_The request_:
Gather, from the data below, each line in which the word "draw" occurs.
#### Supplied data ####
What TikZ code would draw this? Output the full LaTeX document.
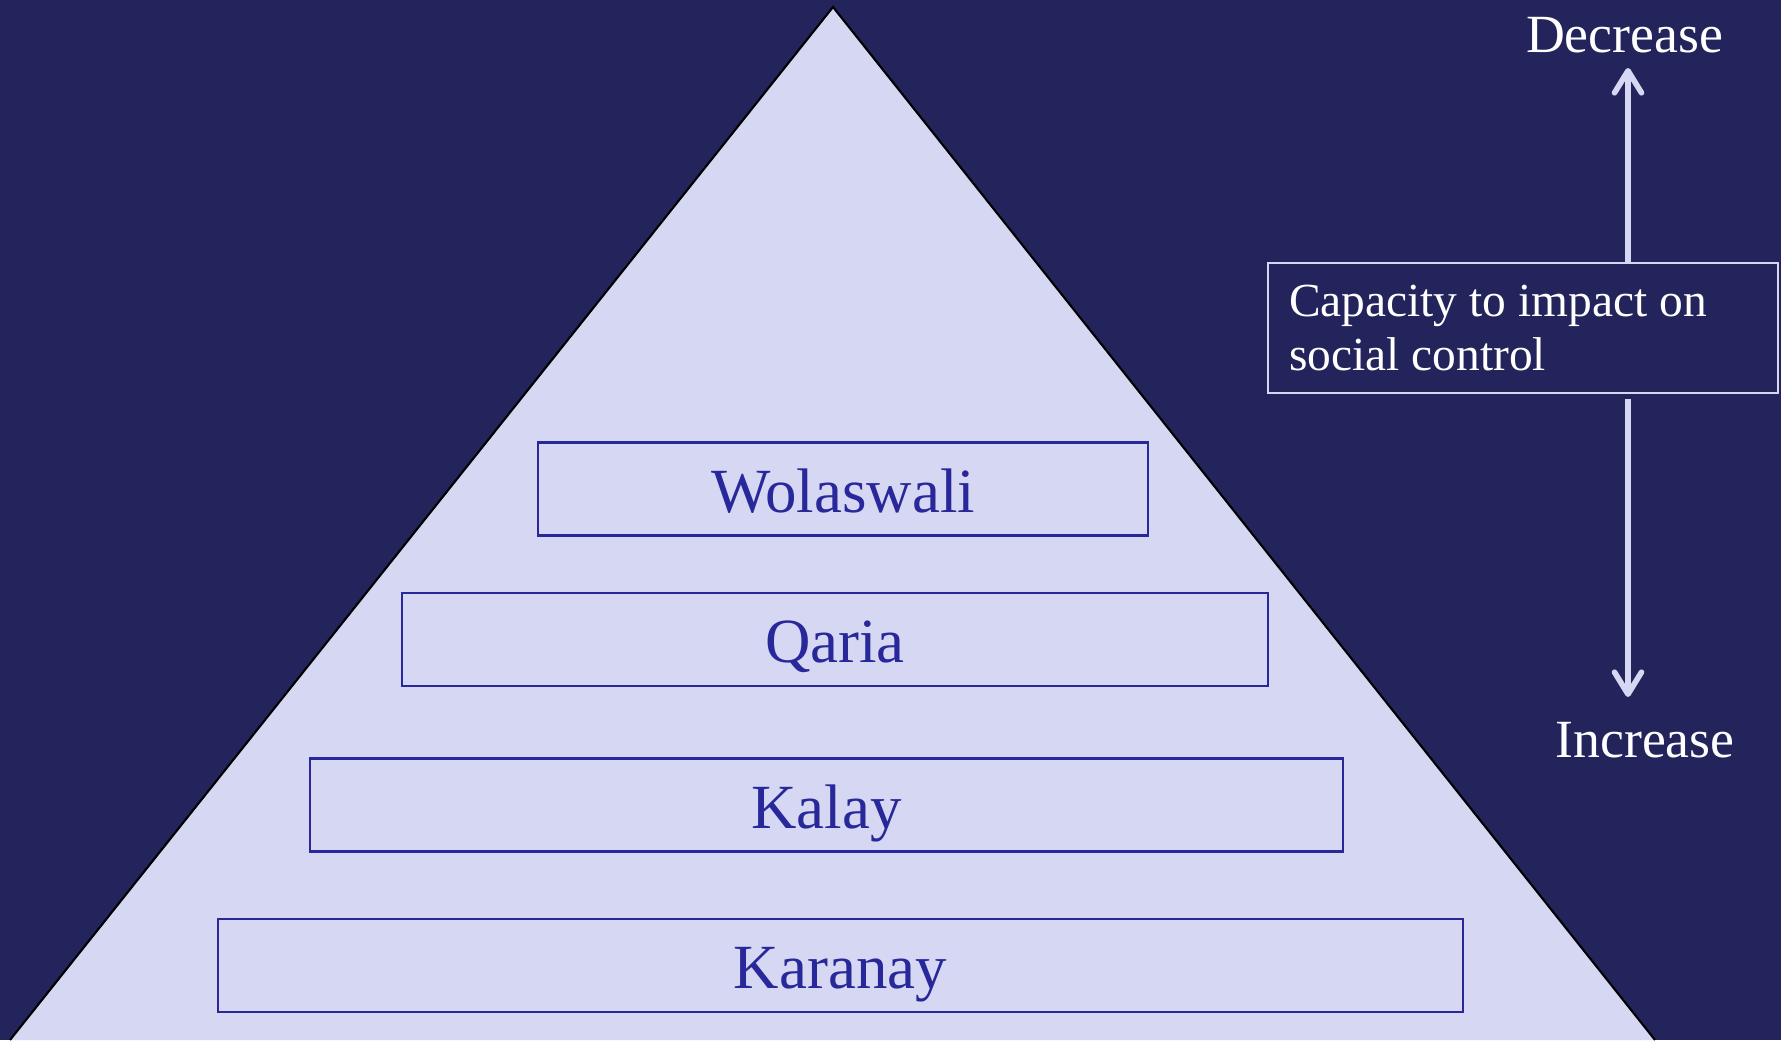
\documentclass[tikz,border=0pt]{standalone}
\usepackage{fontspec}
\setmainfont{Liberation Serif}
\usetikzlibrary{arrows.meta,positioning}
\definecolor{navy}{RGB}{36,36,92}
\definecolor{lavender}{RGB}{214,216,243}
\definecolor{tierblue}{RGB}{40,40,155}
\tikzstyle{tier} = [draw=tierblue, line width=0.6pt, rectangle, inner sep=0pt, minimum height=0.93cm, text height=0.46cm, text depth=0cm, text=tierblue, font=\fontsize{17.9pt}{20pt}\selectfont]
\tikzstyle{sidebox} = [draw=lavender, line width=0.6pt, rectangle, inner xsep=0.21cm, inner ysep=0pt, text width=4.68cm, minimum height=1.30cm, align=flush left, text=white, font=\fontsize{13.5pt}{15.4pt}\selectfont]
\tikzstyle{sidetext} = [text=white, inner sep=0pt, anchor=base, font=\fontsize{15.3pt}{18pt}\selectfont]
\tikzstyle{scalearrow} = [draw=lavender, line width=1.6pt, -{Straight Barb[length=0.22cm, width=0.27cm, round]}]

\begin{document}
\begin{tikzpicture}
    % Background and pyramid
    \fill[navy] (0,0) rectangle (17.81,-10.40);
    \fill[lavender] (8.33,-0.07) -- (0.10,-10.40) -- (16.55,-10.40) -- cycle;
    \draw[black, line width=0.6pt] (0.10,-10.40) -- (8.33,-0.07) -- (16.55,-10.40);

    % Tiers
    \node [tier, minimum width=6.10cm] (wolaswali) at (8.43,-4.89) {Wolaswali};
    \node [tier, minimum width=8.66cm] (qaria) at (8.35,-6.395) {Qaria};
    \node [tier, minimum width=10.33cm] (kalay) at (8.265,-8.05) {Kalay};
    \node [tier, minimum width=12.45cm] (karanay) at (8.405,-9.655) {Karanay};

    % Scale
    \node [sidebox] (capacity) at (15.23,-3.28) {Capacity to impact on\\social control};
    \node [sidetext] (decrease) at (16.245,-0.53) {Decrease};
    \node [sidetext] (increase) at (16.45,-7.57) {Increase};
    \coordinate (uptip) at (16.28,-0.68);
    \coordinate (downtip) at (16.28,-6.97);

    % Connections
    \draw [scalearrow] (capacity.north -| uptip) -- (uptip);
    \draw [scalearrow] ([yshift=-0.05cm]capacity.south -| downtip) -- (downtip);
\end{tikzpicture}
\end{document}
####
_Answer for this exercise_:
What TikZ code would draw this? Output the full LaTeX document.
\tikzstyle{tier} = [draw=tierblue, line width=0.6pt, rectangle, inner sep=0pt, minimum height=0.93cm, text height=0.46cm, text depth=0cm, text=tierblue, font=\fontsize{17.9pt}{20pt}\selectfont]
\tikzstyle{sidebox} = [draw=lavender, line width=0.6pt, rectangle, inner xsep=0.21cm, inner ysep=0pt, text width=4.68cm, minimum height=1.30cm, align=flush left, text=white, font=\fontsize{13.5pt}{15.4pt}\selectfont]
\tikzstyle{scalearrow} = [draw=lavender, line width=1.6pt, -{Straight Barb[length=0.22cm, width=0.27cm, round]}]
    \draw[black, line width=0.6pt] (0.10,-10.40) -- (8.33,-0.07) -- (16.55,-10.40);
    \draw [scalearrow] (capacity.north -| uptip) -- (uptip);
    \draw [scalearrow] ([yshift=-0.05cm]capacity.south -| downtip) -- (downtip);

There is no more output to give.